■ What is asked: Exactly reproduce each entry, leaving out nothing.

■ Records provided:

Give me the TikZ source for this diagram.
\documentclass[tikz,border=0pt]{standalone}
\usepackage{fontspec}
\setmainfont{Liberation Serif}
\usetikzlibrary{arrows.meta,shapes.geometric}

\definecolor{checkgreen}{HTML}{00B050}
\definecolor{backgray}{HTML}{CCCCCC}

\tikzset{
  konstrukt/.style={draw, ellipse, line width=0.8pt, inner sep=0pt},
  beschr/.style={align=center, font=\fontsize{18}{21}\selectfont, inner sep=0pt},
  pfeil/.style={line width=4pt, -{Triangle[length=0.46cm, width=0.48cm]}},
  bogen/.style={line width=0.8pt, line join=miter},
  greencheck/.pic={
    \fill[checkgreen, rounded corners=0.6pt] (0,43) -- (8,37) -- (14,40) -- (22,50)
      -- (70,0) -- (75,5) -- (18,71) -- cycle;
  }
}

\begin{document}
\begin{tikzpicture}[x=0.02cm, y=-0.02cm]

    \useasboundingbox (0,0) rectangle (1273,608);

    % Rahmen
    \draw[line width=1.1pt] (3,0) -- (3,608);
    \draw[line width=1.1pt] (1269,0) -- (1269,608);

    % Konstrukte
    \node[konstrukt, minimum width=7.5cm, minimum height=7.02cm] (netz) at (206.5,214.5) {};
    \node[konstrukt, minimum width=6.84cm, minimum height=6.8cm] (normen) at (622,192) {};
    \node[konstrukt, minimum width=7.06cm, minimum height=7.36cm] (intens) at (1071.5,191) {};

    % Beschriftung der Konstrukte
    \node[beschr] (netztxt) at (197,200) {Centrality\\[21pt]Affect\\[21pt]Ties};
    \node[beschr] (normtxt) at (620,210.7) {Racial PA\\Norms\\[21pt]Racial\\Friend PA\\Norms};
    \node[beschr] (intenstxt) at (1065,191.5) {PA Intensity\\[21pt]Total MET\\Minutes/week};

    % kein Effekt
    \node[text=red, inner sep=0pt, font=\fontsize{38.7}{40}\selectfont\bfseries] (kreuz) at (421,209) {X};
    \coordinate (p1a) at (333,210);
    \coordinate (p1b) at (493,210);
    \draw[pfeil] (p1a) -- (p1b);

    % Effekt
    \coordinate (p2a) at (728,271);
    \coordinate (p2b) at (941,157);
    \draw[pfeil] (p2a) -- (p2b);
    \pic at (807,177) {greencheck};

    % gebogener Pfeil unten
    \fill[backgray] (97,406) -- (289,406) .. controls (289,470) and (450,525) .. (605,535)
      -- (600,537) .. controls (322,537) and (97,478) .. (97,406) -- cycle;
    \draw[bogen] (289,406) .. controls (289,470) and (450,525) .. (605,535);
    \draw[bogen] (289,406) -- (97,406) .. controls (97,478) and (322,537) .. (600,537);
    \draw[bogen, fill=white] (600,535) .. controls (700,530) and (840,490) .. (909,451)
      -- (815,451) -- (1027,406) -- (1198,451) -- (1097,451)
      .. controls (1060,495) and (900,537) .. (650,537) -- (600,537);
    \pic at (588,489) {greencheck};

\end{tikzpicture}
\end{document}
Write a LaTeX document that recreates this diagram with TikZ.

■ Exercise solution:
Give me the TikZ source for this diagram.
\documentclass[tikz,border=0pt]{standalone}
\usepackage{fontspec}
\setmainfont{Liberation Serif}
\usetikzlibrary{arrows.meta,shapes.geometric}

\definecolor{checkgreen}{HTML}{00B050}
\definecolor{backgray}{HTML}{CCCCCC}

\tikzset{
  konstrukt/.style={draw, ellipse, line width=0.8pt, inner sep=0pt},
  beschr/.style={align=center, font=\fontsize{18}{21}\selectfont, inner sep=0pt},
  pfeil/.style={line width=4pt, -{Triangle[length=0.46cm, width=0.48cm]}},
  bogen/.style={line width=0.8pt, line join=miter},
  greencheck/.pic={
    \fill[checkgreen, rounded corners=0.6pt] (0,43) -- (8,37) -- (14,40) -- (22,50)
      -- (70,0) -- (75,5) -- (18,71) -- cycle;
  }
}

\begin{document}
\begin{tikzpicture}[x=0.02cm, y=-0.02cm]

    \useasboundingbox (0,0) rectangle (1273,608);

    % Rahmen
    \draw[line width=1.1pt] (3,0) -- (3,608);
    \draw[line width=1.1pt] (1269,0) -- (1269,608);

    % Konstrukte
    \node[konstrukt, minimum width=7.5cm, minimum height=7.02cm] (netz) at (206.5,214.5) {};
    \node[konstrukt, minimum width=6.84cm, minimum height=6.8cm] (normen) at (622,192) {};
    \node[konstrukt, minimum width=7.06cm, minimum height=7.36cm] (intens) at (1071.5,191) {};

    % Beschriftung der Konstrukte
    \node[beschr] (netztxt) at (197,200) {Centrality\\[21pt]Affect\\[21pt]Ties};
    \node[beschr] (normtxt) at (620,210.7) {Racial PA\\Norms\\[21pt]Racial\\Friend PA\\Norms};
    \node[beschr] (intenstxt) at (1065,191.5) {PA Intensity\\[21pt]Total MET\\Minutes/week};

    % kein Effekt
    \node[text=red, inner sep=0pt, font=\fontsize{38.7}{40}\selectfont\bfseries] (kreuz) at (421,209) {X};
    \coordinate (p1a) at (333,210);
    \coordinate (p1b) at (493,210);
    \draw[pfeil] (p1a) -- (p1b);

    % Effekt
    \coordinate (p2a) at (728,271);
    \coordinate (p2b) at (941,157);
    \draw[pfeil] (p2a) -- (p2b);
    \pic at (807,177) {greencheck};

    % gebogener Pfeil unten
    \fill[backgray] (97,406) -- (289,406) .. controls (289,470) and (450,525) .. (605,535)
      -- (600,537) .. controls (322,537) and (97,478) .. (97,406) -- cycle;
    \draw[bogen] (289,406) .. controls (289,470) and (450,525) .. (605,535);
    \draw[bogen] (289,406) -- (97,406) .. controls (97,478) and (322,537) .. (600,537);
    \draw[bogen, fill=white] (600,535) .. controls (700,530) and (840,490) .. (909,451)
      -- (815,451) -- (1027,406) -- (1198,451) -- (1097,451)
      .. controls (1060,495) and (900,537) .. (650,537) -- (600,537);
    \pic at (588,489) {greencheck};

\end{tikzpicture}
\end{document}
Write a LaTeX document that recreates this diagram with TikZ.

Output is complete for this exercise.